I don’t judge people for deciding to leave in this way. What’s the point? They’re gone, and releasing more shame into the psychic atmosphere isn’t going to help anyone. But I do think we have a responsibility to make the world not just liveable but amazing. I want it to be a place that you’d be crazy to want to miss out on.
And it’s not that right now. It can be terrifying, boring and painful, and in large part it is that way because powerful people make decisions that make it so. Don’t let them win.
Be skeptical of heroes. Try to find things to idolize in the people around you instead of in celebrities, athletes and politicians. While I can say with complete certainty that they will be deeply fallible and will absolutely disappoint you, with any luck they’ll know that they have a responsibility to you to stay alive and try to refine themselves over the years.

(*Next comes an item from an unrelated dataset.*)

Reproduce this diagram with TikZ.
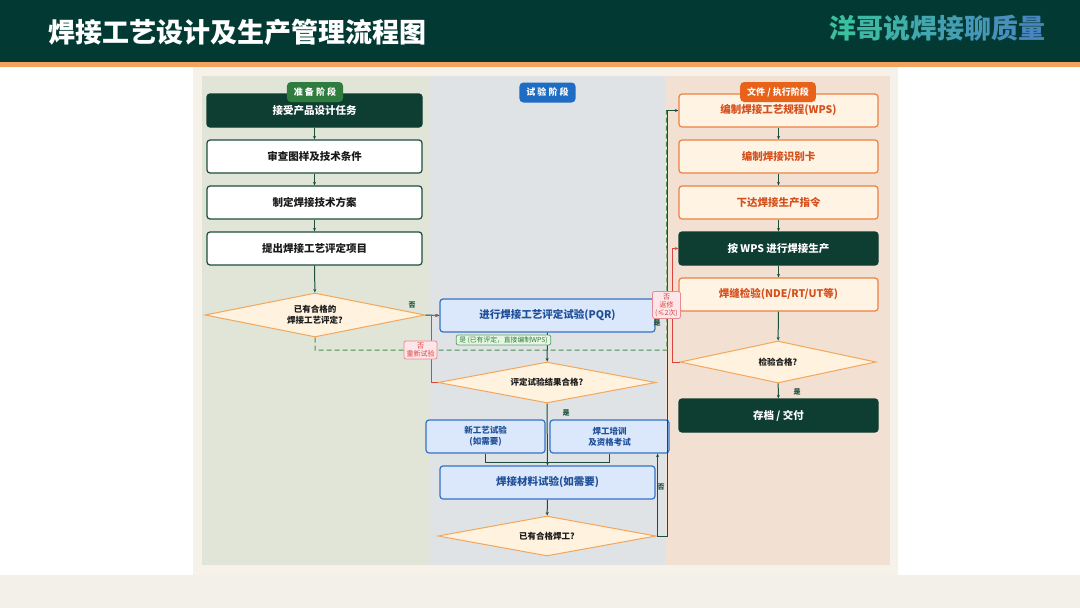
\documentclass[tikz,border=0pt]{standalone}
\usepackage{fontspec}
\setmainfont{Noto Sans CJK SC}
\usetikzlibrary{shapes.geometric,arrows.meta,calc}
\definecolor{hdr}{HTML}{023A33}
\definecolor{hdrline}{HTML}{F4A35E}
\definecolor{panel}{HTML}{F6F1E9}
\definecolor{botstrip}{HTML}{F3F0E9}
\definecolor{colL}{HTML}{E0E5D8}
\definecolor{colM}{HTML}{DFE3E5}
\definecolor{colR}{HTML}{F2E1D3}
\definecolor{dk}{HTML}{0E3D31}
\definecolor{gb}{HTML}{1D4D3A}
\definecolor{gbadge}{HTML}{2F7D3E}
\definecolor{bbadge}{HTML}{1E6CC4}
\definecolor{obadge}{HTML}{E8621A}
\definecolor{bfill}{HTML}{DBE8FB}
\definecolor{bdraw}{HTML}{3472C4}
\definecolor{btext}{HTML}{1F4F99}
\definecolor{ofill}{HTML}{FFF3E4}
\definecolor{odraw}{HTML}{EE8040}
\definecolor{otext}{HTML}{D4501C}
\definecolor{dfill}{HTML}{FFF2DE}
\definecolor{ddraw}{HTML}{F4A65A}
\definecolor{redl}{HTML}{D9443C}
\definecolor{pinkf}{HTML}{FDE6E9}
\definecolor{pinkd}{HTML}{E98A93}
\definecolor{greenf}{HTML}{E9F5E4}
\definecolor{greend}{HTML}{5EA36A}
\definecolor{greent}{HTML}{2E7D3E}
\definecolor{lc}{HTML}{1E4D3B}
\definecolor{dashc}{HTML}{4A8F55}
\definecolor{gA}{HTML}{3CBFA0}
\definecolor{gB}{HTML}{4A86C2}
\definecolor{txt}{HTML}{1A1A1A}
\begin{document}
\begin{tikzpicture}[x=1pt,y=-1pt,
  box/.style={rounded corners=3pt,line width=1.2pt,minimum height=33pt,inner sep=0pt,align=center,font=\bfseries\fontsize{10.5}{13}\selectfont},
  darkbox/.style={box,fill=dk,draw=dk,text=white},
  whitebox/.style={box,fill=white,draw=gb,text=txt,minimum width=215pt},
  bluebox/.style={box,fill=bfill,draw=bdraw,text=btext},
  orbox/.style={box,fill=ofill,draw=odraw,text=otext,minimum width=199pt},
  dia/.style={diamond,aspect=5,fill=dfill,draw=ddraw,line width=1pt,inner sep=0pt,align=center,text=txt,font=\bfseries\fontsize{8.5}{11}\selectfont},
  badge/.style={rounded corners=4pt,text=white,inner xsep=7pt,minimum height=20pt,font=\bfseries\fontsize{9}{10}\selectfont},
  pinklab/.style={rounded corners=2pt,fill=pinkf,draw=pinkd,line width=0.8pt,text=redl,align=center,inner sep=2pt,font=\fontsize{7}{8}\selectfont},
  greenlab/.style={rounded corners=2pt,fill=greenf,draw=greend,line width=0.8pt,text=greent,inner xsep=3pt,inner ysep=1.5pt,font=\fontsize{6.8}{7.5}\selectfont},
  ylab/.style={text=lc,font=\bfseries\fontsize{7}{8}\selectfont,inner sep=0pt},
  conn/.style={draw=lc,line width=1pt,-{Stealth[length=3.5pt,width=3pt]}},
  plain/.style={draw=lc,line width=1pt},
  redconn/.style={draw=redl,line width=1pt,-{Stealth[length=3.5pt,width=3pt]}},
  dashline/.style={draw=dashc,line width=1pt,dash pattern=on 5pt off 3pt}
]
\useasboundingbox (0,0) rectangle (1080,608);
% backgrounds
\fill[white] (0,0) rectangle (1080,608);
\fill[hdr] (0,0) rectangle (1080,62);
\fill[hdrline] (0,62) rectangle (1080,67);
\fill[panel] (193,67) rectangle (898,575);
\fill[botstrip] (0,575) rectangle (1080,608);
\fill[colL] (202,76) rectangle (430,565);
\fill[colM] (430,76) rectangle (665,565);
\fill[colR] (665,76) rectangle (890,565);
% header
\node[anchor=west,text=white,font=\bfseries\fontsize{27}{30}\selectfont,inner sep=0pt] (title) at (48,32) {焊接工艺设计及生产管理流程图};
\node[anchor=east,font=\bfseries\fontsize{27}{30}\selectfont,inner sep=0pt] (brand) at (1046,28) {\textcolor{gA!100!gB}{洋}\textcolor{gA!86!gB}{哥}\textcolor{gA!72!gB}{说}\textcolor{gA!58!gB}{焊}\textcolor{gA!44!gB}{接}\textcolor{gA!30!gB}{聊}\textcolor{gA!16!gB}{质}\textcolor{gA!2!gB}{量}};
% left column
\node[darkbox,minimum width=215pt] (a1) at (314.5,110.5) {接受产品设计任务};
\node[whitebox] (a2) at (314.5,156.5) {审查图样及技术条件};
\node[whitebox] (a3) at (314.5,202.5) {制定焊接技术方案};
\node[whitebox] (a4) at (314.5,248.5) {提出焊接工艺评定项目};
\node[dia,minimum width=220pt,minimum height=44pt] (d1) at (315,315) {已有合格的\\焊接工艺评定?};
% middle column
\node[bluebox,minimum width=215pt] (pqr) at (547.5,315.5) {进行焊接工艺评定试验(PQR)};
\node[dia,minimum width=218pt,minimum height=41pt] (d2) at (547,382.5) {评定试验结果合格?};
\node[bluebox,minimum width=119pt,font=\bfseries\fontsize{8.5}{11}\selectfont] (newp) at (485.5,436.5) {新工艺试验\\(如需要)};
\node[bluebox,minimum width=119pt,font=\bfseries\fontsize{8.5}{11}\selectfont] (weld) at (609.5,436.5) {焊工培训\\及资格考试};
\node[bluebox,minimum width=215pt] (mat) at (547.5,482.5) {焊接材料试验(如需要)};
\node[dia,minimum width=218pt,minimum height=40pt] (d3) at (547,536) {已有合格焊工?};
% right column
\node[orbox] (wps) at (778.5,110.5) {编制焊接工艺规程(WPS)};
\node[orbox] (card) at (778.5,156.5) {编制焊接识别卡};
\node[orbox] (order) at (778.5,202.5) {下达焊接生产指令};
\node[darkbox,minimum width=199pt] (prod) at (778.5,248.5) {按 WPS 进行焊接生产};
\node[orbox] (insp) at (778.5,294.5) {焊缝检验(NDE/RT/UT等)};
\node[dia,minimum width=196pt,minimum height=42pt] (d4) at (778,362) {检验合格?};
\node[darkbox,minimum width=199pt] (arch) at (778.5,415.5) {存档 / 交付};
% connectors left
\draw[conn] (a1) -- (a2);
\draw[conn] (a2) -- (a3);
\draw[conn] (a3) -- (a4);
\draw[conn] (a4) -- (d1);
\draw[conn] (d1.east) -- (pqr.west);
\node[ylab] (nNo1) at (412,305) {否};
% dashed yes path
\coordinate (bus) at (667,350);
\draw[plain] (d3.east) -- ++(11,0) |- (wps.west);
\draw[conn] ($(wps.west)+(-12,0)$) -- (wps.west);
\draw[dashline] (d1.south) |- (bus) -- ($(wps.west)+(-12,0)$);
% red retest
\draw[redconn] (d2.west) -- ++(-6,0) |- ($(pqr.west)+(-1,0)$);
% middle connectors
\draw[conn] (pqr) -- (d2);
\draw[conn] (d2.south) -- (mat.north);
\draw[plain] (newp.south) -- ++(0,9) -| (weld.south);
\draw[conn] (mat) -- (d3);
\draw[conn] (d3.east) -| ($(weld.south east)+(-12,0)$);
\node[ylab] (nYes2) at (566,413) {是};
\node[ylab] (nYes3) at (657,323) {是};
\node[ylab] (nNo3) at (661,487) {否};
% right connectors
\draw[conn] (wps) -- (card);
\draw[conn] (card) -- (order);
\draw[conn] (order) -- (prod);
\draw[conn] (prod) -- (insp);
\draw[conn] (insp) -- (d4);
\draw[conn] (d4) -- (arch);
\node[ylab] (nYes4) at (797,392) {是};
\draw[redconn] (d4.west) -- ++(-7,0) |- (prod.west);
% badges
\node[badge,fill=gbadge] (bL) at (315,92) {准 备 阶 段};
\node[badge,fill=bbadge] (bM) at (547.5,92.5) {试 验 阶 段};
\node[badge,fill=obadge] (bR) at (778,92) {文件 / 执行阶段};
% labels
\node[greenlab] (lyes) at (503.5,340) {是 (已有评定，直接编制WPS)};
\node[pinklab,minimum width=33pt] (lretest) at (420.5,350) {否\\重新试验};
\node[pinklab,minimum width=28pt] (lrepair) at (666.5,305) {否\\返修\\(≤2次)};
\end{tikzpicture}
\end{document}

And as for Kurt Cobain, I hope that there is peace for him, even if that peace is nonexistence. He was a beautiful, broken person who the entertainment industry slapped a label and a price-tag on before they dolled him up as a culture hero, and a bunch of other beautiful, broken children bought a package deal of heartache and disappointment from them. It would have been better for the world had this fake rebellion never turned into mainstream rock anthems and vapid rock journalism. They manufactured and sold hopelessness. Don’t buy hopelessness. It’s a shitty product.